Do you believe in the perfectibility of mankind? I think all of us like to believe that there is some kind of template for a society that will bring out the best of everyone, where a person will do what is right and just and make decisions that are in the best interest of everyone — not just themselves.
And yet, how many novels have you read about some utopian society which turns out to be anything but a perfect world.
I think utopias are bunk. There is no ideal society. Any society is only as good as the individuals that live in it. Human nature trumps structure. Mostly, the world sucks, and we only have ourselves and our neighbors to blame. That’s the message of Ursula Le Guin’s The Dispossessed.
I’ve been mixing some classic scifi into my reading in 2010 (such as Zelazny’s This Immortal). It’s been fun. Older scifi doesn’t always age well, but there’s still some entertainment to be had and some wisdom to be gained. Ursula Le Guin’s The Dispossessed exemplifies that.
I recently listened to Tony C. Smith’s interview of author Connie Willis on his Star Ship Sofa podcast. Willis astutely pointed out, in so many words, that when scifi or any literature makes its political message plainly obvious to the reader, it loses its power. Le Guin’s message is rather plainly made, and that makes for a heavy-handed approach. She creates a whole world, inhabited by 20 million people, who are performing a 150-year social experiment. That seems pretty unlikely to me, but Le Guin depends on this as a device to prove her point.
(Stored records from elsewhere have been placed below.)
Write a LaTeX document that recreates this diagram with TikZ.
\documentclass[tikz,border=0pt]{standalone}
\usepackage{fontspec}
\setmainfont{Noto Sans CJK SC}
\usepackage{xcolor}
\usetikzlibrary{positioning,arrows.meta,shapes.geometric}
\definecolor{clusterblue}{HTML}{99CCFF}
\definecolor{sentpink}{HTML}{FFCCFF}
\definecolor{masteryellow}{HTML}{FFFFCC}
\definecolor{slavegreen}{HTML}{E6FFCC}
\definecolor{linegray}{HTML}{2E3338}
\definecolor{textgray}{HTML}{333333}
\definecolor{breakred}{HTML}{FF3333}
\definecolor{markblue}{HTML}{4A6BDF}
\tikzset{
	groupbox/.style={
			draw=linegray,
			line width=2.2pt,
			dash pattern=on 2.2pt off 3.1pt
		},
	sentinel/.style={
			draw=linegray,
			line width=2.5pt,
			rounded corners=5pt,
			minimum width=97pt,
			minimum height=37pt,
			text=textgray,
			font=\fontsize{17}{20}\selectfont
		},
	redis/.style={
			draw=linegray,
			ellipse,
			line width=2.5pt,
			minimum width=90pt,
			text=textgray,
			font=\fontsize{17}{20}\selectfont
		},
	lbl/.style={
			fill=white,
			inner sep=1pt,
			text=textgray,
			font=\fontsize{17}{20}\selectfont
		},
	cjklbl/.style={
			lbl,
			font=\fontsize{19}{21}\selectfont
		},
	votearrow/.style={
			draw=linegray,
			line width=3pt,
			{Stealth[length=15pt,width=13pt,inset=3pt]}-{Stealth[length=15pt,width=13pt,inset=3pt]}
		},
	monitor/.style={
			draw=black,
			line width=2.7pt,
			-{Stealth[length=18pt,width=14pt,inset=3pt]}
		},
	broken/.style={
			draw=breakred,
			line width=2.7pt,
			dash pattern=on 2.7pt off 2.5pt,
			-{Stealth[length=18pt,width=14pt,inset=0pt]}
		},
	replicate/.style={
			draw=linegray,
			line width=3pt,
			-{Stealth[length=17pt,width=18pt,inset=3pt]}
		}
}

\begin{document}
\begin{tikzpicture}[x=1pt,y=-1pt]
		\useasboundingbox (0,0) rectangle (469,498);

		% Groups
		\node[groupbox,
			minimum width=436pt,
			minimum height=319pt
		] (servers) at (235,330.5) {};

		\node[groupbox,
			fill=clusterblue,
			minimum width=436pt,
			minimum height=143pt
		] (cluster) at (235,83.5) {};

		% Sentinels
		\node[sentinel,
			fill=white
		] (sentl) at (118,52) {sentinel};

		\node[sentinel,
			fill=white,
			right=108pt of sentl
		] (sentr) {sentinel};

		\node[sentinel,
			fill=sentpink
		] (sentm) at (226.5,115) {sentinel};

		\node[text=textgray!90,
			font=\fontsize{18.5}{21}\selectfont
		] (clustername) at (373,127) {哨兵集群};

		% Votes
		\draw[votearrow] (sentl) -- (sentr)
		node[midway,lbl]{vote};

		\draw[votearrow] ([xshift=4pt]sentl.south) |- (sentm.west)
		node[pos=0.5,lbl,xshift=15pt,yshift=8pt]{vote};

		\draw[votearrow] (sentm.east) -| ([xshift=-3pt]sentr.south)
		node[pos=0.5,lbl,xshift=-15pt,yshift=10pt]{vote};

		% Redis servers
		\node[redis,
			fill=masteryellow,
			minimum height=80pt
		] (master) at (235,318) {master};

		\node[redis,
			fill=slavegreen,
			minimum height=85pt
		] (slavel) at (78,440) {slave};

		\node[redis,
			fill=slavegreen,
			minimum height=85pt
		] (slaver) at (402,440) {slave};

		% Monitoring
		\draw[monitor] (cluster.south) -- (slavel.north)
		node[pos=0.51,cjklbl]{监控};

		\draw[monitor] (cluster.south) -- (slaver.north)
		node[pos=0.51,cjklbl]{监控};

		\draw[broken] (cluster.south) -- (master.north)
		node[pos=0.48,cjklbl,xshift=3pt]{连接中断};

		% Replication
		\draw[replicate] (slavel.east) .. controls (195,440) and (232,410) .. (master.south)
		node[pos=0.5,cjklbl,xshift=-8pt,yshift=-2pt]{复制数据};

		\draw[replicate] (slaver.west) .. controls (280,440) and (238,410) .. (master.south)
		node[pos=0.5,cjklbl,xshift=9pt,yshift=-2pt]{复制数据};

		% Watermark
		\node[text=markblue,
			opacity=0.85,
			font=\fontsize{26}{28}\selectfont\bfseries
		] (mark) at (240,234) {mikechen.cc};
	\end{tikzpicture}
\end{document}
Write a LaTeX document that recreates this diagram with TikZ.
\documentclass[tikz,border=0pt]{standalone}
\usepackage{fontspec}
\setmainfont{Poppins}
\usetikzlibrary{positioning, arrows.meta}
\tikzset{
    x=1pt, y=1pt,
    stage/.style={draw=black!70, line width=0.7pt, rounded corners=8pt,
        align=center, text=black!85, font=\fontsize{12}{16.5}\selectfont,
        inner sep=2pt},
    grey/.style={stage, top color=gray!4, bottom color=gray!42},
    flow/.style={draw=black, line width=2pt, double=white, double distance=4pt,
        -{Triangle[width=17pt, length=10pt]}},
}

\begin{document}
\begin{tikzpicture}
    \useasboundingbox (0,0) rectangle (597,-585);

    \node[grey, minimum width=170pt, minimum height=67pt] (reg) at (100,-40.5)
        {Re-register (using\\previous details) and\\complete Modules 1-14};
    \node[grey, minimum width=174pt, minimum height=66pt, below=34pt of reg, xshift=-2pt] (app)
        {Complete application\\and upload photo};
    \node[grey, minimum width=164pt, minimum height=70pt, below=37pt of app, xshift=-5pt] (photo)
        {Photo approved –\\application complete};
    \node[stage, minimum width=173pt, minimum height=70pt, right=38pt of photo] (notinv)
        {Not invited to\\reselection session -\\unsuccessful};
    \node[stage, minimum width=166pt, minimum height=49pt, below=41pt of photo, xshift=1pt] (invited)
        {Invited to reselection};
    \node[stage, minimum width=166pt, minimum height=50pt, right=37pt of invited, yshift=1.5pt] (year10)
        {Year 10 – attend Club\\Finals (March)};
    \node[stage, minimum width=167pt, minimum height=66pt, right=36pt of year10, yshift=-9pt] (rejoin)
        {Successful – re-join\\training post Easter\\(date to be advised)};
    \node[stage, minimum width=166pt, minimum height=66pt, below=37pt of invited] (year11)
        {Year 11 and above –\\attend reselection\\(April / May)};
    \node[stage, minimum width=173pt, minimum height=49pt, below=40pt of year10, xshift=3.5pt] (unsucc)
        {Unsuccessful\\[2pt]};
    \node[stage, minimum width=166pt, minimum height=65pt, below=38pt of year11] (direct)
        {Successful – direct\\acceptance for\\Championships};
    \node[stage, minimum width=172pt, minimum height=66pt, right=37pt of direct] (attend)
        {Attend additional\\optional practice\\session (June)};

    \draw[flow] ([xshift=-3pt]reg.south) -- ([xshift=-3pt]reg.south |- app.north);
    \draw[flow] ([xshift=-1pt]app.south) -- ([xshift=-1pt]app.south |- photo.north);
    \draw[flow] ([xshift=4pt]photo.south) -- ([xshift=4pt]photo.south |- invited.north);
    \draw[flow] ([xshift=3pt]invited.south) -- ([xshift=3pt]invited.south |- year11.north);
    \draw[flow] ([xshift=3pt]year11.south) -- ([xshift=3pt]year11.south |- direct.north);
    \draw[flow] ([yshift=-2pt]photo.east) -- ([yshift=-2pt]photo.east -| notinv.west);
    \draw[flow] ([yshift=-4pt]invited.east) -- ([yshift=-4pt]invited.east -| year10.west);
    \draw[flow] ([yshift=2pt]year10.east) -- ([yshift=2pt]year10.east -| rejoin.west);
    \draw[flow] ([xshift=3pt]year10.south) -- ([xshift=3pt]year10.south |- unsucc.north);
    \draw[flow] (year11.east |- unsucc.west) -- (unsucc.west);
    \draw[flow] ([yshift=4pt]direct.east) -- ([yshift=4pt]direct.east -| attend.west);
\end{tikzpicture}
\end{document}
Still, despite the heavy-handed approach, there’s a powerful message in The Dispossessed. The book is a tale of two worlds: Urras and Anarres. Urras is a big, verdant, and messy planet full of individual nations vying for political domination of the globe. It is a physical paradise with lots of political and economic problems. Anarres is a dry, harsh world colonized 150 years before by millions of anarchic, communist idealists from Urras. It is a harsh world where people live without government, yet they organize to work together to shelter themselves and stave off starvation.
The residents of Anarres think they live in a perfect society. They’ve eliminated the concepts of ownership and power and authority. There is no money. There are no leaders or bureaucrats. Everyone works collectively to serve the common good. They make decisions together on how to organize their resources. Everyone is supposed to be 100% free to pursue their lives as they see fit, so long as they contribute something to the world. They view Urras as “hell,” an ownership society where poor people work for low wages, oppressed by the wealthy and the political classes.
But Le Guin’s genius is on display when she reveals that the ideal society of Anarres isn’t quite a utopia. The main character, Shevek, is a physicist struggling to prove a scientific theory that is so advanced that no one on his planet can understand it, not even Sabul, the physicist who serves as his mentor at his university. Only a handful of scientists on Urras can follow his work.
Because the science is so esoteric, Shevek’s work is devalued. He is also ostracized from academia. Sabul works behind the scenes to strip Shevek of his ability to teach about his theories and he inhibits Shevek’s communications with the Urrasti scientists who understand his work. How can this happen? Sabul shouldn’t have the power to do that. No one on Anarres should have that power.
Well every society needs someone to make the decisions. On Anarres decisions are usually made by syndicates of experts who are supposed to rotate in and out of their positions. Sabul is a mediocre scientist who has found that he has much more aptitude as a bureaucrat. So he’s decided to build a little fiefdom in academia for himself. He uses his power to oppress Shevek, mostly because he doesn’t approve of the type of work Shevek is doing, but also because Shevek refuses to let Sabul take partial credit for the work. How does Sabul get away with this? Probably because there is no one in a position of authority for Shevek to appeal to. Even in an ideal society supposedly free of the power structures that people use to oppress others, that society can only be as good as its individual members.
This corruption of the Anarres ideal is on display throughout the book. A playwright who pens an unconventional comedy is ostracized by the public because people don’t understand his black sense of humor. The syndicate that organizes theatrical performances determines that his play is offensive to Anarres ideals and blacklists him. He has no way to express his art anymore, so he’s forced to do manual labor as a vocation. Eventually he goes insane.
Le Guin makes it clear with countless examples that anyone who promotes ideas that defy any of Anarres’ conventions is met with scorn, hostility, harassment, and even violence. How is that possible on a world where personal freedom is placed above all else and individual wealth and power are banished?
Any society is only as good as its individual members. When enough of those individuals give into their own selfish desires, their fears, and their prejudices, those desires fears and prejudices can manifest themselves into something oppressive. We’ve seen it happen throughout history with slavery and Jim Crow and the Nuremberg laws of Nazi Germany. We’ve seen books banned from schools and libraries over trivialities. We’ve seen people burned at the stake. And in Le Guin’s utopia, we see it again. On a world where millions of people have committed to serve an ideal, individuals who give in to their base desires and fears can ruin it for everyone else.